RIVERSIDE, Calif. – More than $1 million donated after an arson blaze killed five firefighters can't be distributed to their families because the charity didn't follow IRS rules.
Riverside County asked the Central County United Way in Hemet to handle the donations when offers started pouring in after the U.S. Forest Service firefighters died in October.
However, tax-exempt charitable organizations cannot raise money for a group as small and specific as the families of five firefighters. Under federal law, such groups can give money to individuals only if those individuals or families are part of a wider class and if giving the money ultimately benefits the community.
"This was a spontaneous effort — there wasn't time to go to a bunch of tax attorneys and CPAs," said Riverside County Supervisor Marion Ashley. "We feel like the IRS is the Grinch that stole Christmas."

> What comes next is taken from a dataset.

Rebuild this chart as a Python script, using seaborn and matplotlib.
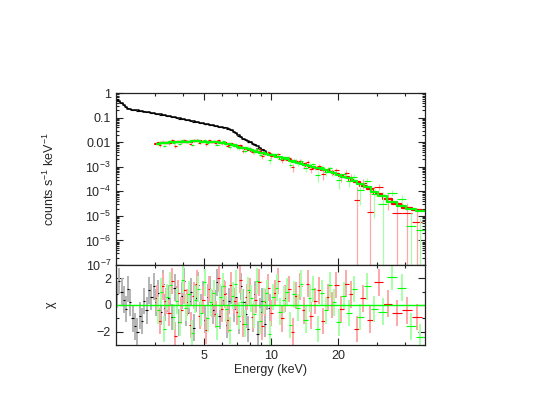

Bob Duistermars, the local United Way's chairman, said the problem stemmed from ignorance about the process and confusion because of special exemptions made for the families of the Sept. 11 terrorist attacks.
"We were all moved by the fact that we had lost friends and family," he said. "Now we just need to catch up with the law."
An IRS spokesman wouldn't discuss the firefighters' case specifically but said the agency has clear restrictions on how tax-exempt organizations can provide financial aid.
Duistermars said expanding the fund's reach would be a last resort, but his organization intends to follow the law. He said if the fund is expanded, donors could ask for their money back.
The five firefighters were overrun by flames while protecting a home in Twin Pines, about 90 miles east of Los Angeles. The blaze destroyed 34 homes before it was contained, and an auto mechanic later was arrested. He has pleaded not guilty to arson and murder in the case.